The man gets up to leave.
"No thanks," he says, "if the first six didn't get the taste out of my mouth, nothing will."
2006-05-07, 2:48 PM #60
A guy walks into a bar.
Ouch.
Sorry.

A man is on plane headed to Madagascar. He is smoking a large cigars which is disturbing the woman next to him.
She has a large squawking parrot on her shoulder. The woman and the man begin to argue. The woman tells the man that his cigar is extremely gastly and the man replys by telling her that the parrot on her shoulding is much too loud and annoying.
After much arguing a flight attendant gets fed up with the conflict and throws the cigar and the parrot out the window.
The man and woman are mortified and look out the window to see the parrot flying next to the plane. And what did the parrot have in his mouth?

-The brick.
2006-05-07, 3:19 PM #61
it's very late here.

but..


what??

(brick? dont get it.) :o
Pie.
2006-05-07, 4:24 PM #62
Not that funny, but here's a somewhat funny story.

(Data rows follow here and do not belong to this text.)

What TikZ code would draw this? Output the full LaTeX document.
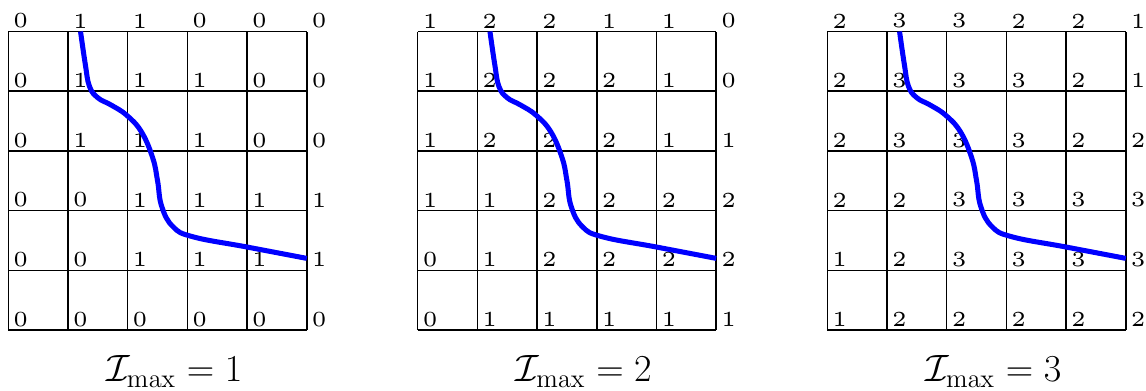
\documentclass[tikz,border=0pt]{standalone}
\usepackage{graphicx}
\newcommand\lbl[1]{\scalebox{2.05}{\fontsize{5}{6}\selectfont #1}}
\tikzset{
  gridline/.style={line width=0.7pt, black},
  vlabel/.style={anchor=south west, inner xsep=2.4pt, inner ysep=1.6pt, outer sep=0pt},
  pathcurve/.style={blue, line width=2.4pt},
  capnode/.style={anchor=base, scale=1.05, font=\LARGE}
}
\newcommand\gridpanel[3]{%
  \draw[gridline] (0,0) grid (5,5);
  \foreach \row [count=\r from 0] in {#2} {
    \foreach \v [count=\c from 0] in \row {
      \node[vlabel] (#1-\c-\r) at (\c,\r) {\lbl{\v}};
    }
  }
  \draw[pathcurve] plot[smooth, tension=0.7] coordinates {
    (1.21,5.0) (1.29,4.45) (1.36,4.08) (1.50,3.89) (1.72,3.77) (1.98,3.60)
    (2.23,3.32) (2.42,2.88) (2.50,2.50) (2.57,2.07) (2.76,1.73) (3.10,1.56)
    (4.0,1.39) (5.0,1.2)};
  \node[capnode] (#1-cap) at (2.78,-0.87) {$\mathcal{I}_{\max} = #3$};
}
\begin{document}
\begin{tikzpicture}
\useasboundingbox (-0.139,-1.005) rectangle (19.057,5.528);
\begin{scope}
\gridpanel{ga}{{0,0,0,0,0,0},{0,0,1,1,1,1},{0,0,1,1,1,1},{0,1,1,1,0,0},{0,1,1,1,0,0},{0,1,1,0,0,0}}{1}
\end{scope}
\begin{scope}[xshift=6.858cm]
\gridpanel{gb}{{0,1,1,1,1,1},{0,1,2,2,2,2},{1,1,2,2,2,2},{1,2,2,2,1,1},{1,2,2,2,1,0},{1,2,2,1,1,0}}{2}
\end{scope}
\begin{scope}[xshift=13.719cm]
\gridpanel{gc}{{1,2,2,2,2,2},{1,2,3,3,3,3},{2,2,3,3,3,3},{2,3,3,3,2,2},{2,3,3,3,2,1},{2,3,3,2,2,1}}{3}
\end{scope}
\end{tikzpicture}
\end{document}
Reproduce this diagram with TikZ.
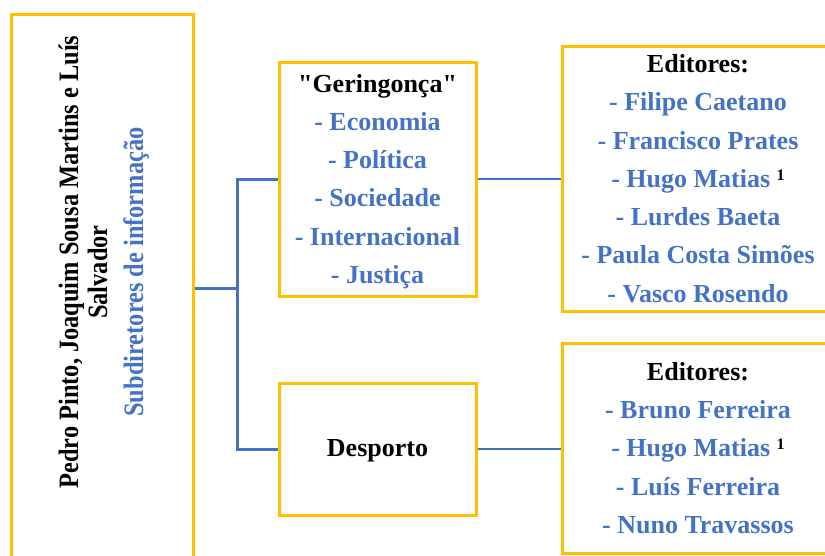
\documentclass[tikz,border=0pt]{standalone}
\usepackage{fontspec}
\setmainfont{Liberation Serif}
\newfontfamily\plainserif{Liberation Serif}
\usepackage{graphicx}
\definecolor{gold}{HTML}{FFC000}
\definecolor{wblue}{HTML}{4472C4}
\newcommand{\supone}{\raisebox{7pt}{\color{black}\fontsize{16}{16}\selectfont 1}}
\newcommand{\dq}{{\plainserif\bfseries "}}
\begin{document}
\begin{tikzpicture}[x=1pt,y=-1pt,
  box/.style={draw=gold, line width=3pt, inner sep=0pt, rectangle},
  tree/.style={draw=wblue, line width=3pt},
  link/.style={draw=wblue, line width=1.4pt},
  txt/.style={font=\bfseries\fontsize{26}{38.3}\selectfont, align=center, inner sep=0pt},
  rot/.style={rotate=90, anchor=base, inner sep=0pt, font=\bfseries\fontsize{24.4}{24}\selectfont}]
\useasboundingbox (0,0) rectangle (825,555);
\clip (0,0) rectangle (825,555);

% boxes
\node[box, minimum width=181.5pt, minimum height=548pt] (L) at (102.25,288) {};
\node[box, minimum width=197pt, minimum height=234pt] (G) at (377.5,179) {};
\node[box, minimum width=272pt, minimum height=265pt] (E1) at (698,178.5) {};
\node[box, minimum width=197pt, minimum height=132pt] (D) at (377.5,449) {};
\node[box, minimum width=272pt, minimum height=210pt] (E2) at (698,448) {};

% texts
\node[txt] (Gt) at ([yshift=-2.5pt]G.center)
  {\dq Geringonça\dq\\
   \textcolor{wblue}{- Economia}\\
   \textcolor{wblue}{- Política}\\
   \textcolor{wblue}{- Sociedade}\\
   \textcolor{wblue}{- Internacional}\\
   \textcolor{wblue}{- Justiça}};
\node[txt] (E1t) at (E1.center)
  {Editores:\\
   \textcolor{wblue}{- Filipe Caetano}\\
   \textcolor{wblue}{- Francisco Prates}\\
   \textcolor{wblue}{- Hugo Matias \supone}\\
   \textcolor{wblue}{- Lurdes Baeta}\\
   \textcolor{wblue}{- Paula Costa Simões}\\
   \textcolor{wblue}{- Vasco Rosendo}};
\node[txt] (Dt) at ([yshift=-1.5pt]D.center) {Desporto};
\node[txt] (E2t) at (E2.center)
  {Editores:\\
   \textcolor{wblue}{- Bruno Ferreira}\\
   \textcolor{wblue}{- Hugo Matias \supone}\\
   \textcolor{wblue}{- Luís Ferreira}\\
   \textcolor{wblue}{- Nuno Travassos}};

% rotated texts in the left box
\node[rot] (n1) at (78,262) {\scalebox{1}[1.15]{Pedro Pinto, Joaquim Sousa Martins e Luís}};
\node[rot] (n2) at (107,272) {\scalebox{1}[1.15]{Salvador}};
\node[rot, text=wblue] (n3) at (143,272) {\scalebox{1}[1.15]{Subdiretores de informação}};

% connectors
\coordinate (j) at (237,288);
\draw[tree] (L.east) -- (j);
\draw[tree] (G.west) -| (j);
\draw[tree] (D.west) -| (j);
\draw[link] (G.east) -- (G.east -| E1.west);
\draw[link] (D.east) -- (D.east -| E2.west);
\end{tikzpicture}
\end{document}
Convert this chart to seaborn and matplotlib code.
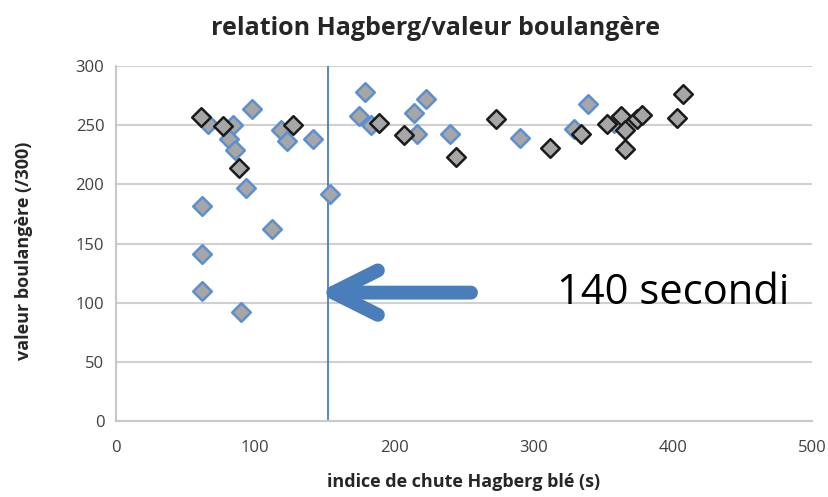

Last night I was watching the Professionals with my uncle and dad. My uncle was toasted, and when Lee Marvin asked how they were going to get the chick out of Rozza's camp, my uncle spoke up and said "Disguise her as an elephant!" and I blurted out "Then change your name to Hannibal and ride her over the mountains!"

I've never seen my uncle laugh so long, nor have I ever seen him cry he was lauguhing so hard.

Funnier if you were there.
I had a blog. It sucked.
2006-05-07, 6:03 PM #63
Originally posted by Nitropenguin:
it's very late here.

but..


what??

(brick? dont get it.) :o
TEH BRIK FRO HIS OTHER JOKE

The parrot grabbed it
2006-05-08, 12:47 AM #64
Originally posted by money•bie:
TEH BRIK FRO HIS OTHER JOKE

The parrot grabbed it


omq spoilerz u jerker.
"Guns don't kill people, I kill people."
2006-05-08, 4:42 AM #65
Originally posted by bearded_jarl:
Hey, what do guys with big dicks eat for breakfast?
I didn't think you'd know.

<3 I'm going to use that sometime
Ban Jin!
Nobody really needs work when you have awesome. - xhuxus
2006-05-08, 5:16 AM #66
Better than using it is spoiling it.